Christ had to endure the course of the human life, growing from a child into a man, obeying His Father from a truly human perspective. He was submitted like a man to the duties the Father assigned Him in His life and physically and emotionally endured the hardships of human service with the taxing nature of living to glorify, in the flesh, our heavenly Father in a world pervaded by sin, to love enduringly those who did not love Him. Throughout His ministry, Jesus faced hunger, thirst, fatigue, self-denial, rejection, persecution, mockery, hatred, abandonment, physical attacks, brutality and eventually death. To compound the problem, all of this was endured as innocent suffering by a man who had no culpability, and who lived for the exclusive purpose of glorifying His Father through the extension of His grace, mercy, love towards and leadership of lost mankind.

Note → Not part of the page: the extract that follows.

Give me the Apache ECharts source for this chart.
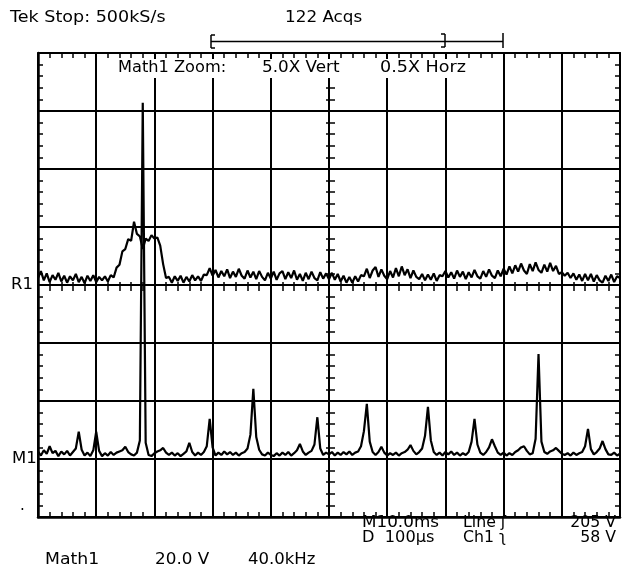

There is no man more acquainted with suffering, and no man less deserving of His fate than Jesus Christ Himself. Yet this is the life Christ endured to provide the unmerrited favour of God towards the world He gave Himself up for; "But God demonstrates his own love for us in this: While we were still sinners, Christ died for us (Romans 5:8)." To emphasize the truly human experience of this suffering, Christ did not endure His road to the cross removed from the depth and perspective of the human experience, but demonstrated intense anxiety, anguish and sorrow towards His impending fate of temporary separation from His Father and physical death (Matthew 26:41-42, Luke 22:44). Despite this, He surrendered Himself to this fate to be offered as the only ransom which is acceptable for our account, the only name under heaven by which we can be saved (John 14:6, Acts 4:12), and was resurrected on the third day following to vindicate His claims before many witnesses, as the gospels testify.
Jesus Christ is the fullness of deity in human form (Colossians 2:9), the complete expression of God and everything He wanted and needed to say to mankind.
He is our advocate, our mediator, our saviour and Lord; the Alpha and the Omega, the Almighty. In Christ is the fulfillment of human existence, our purpose, our meaning, our value and our suffering.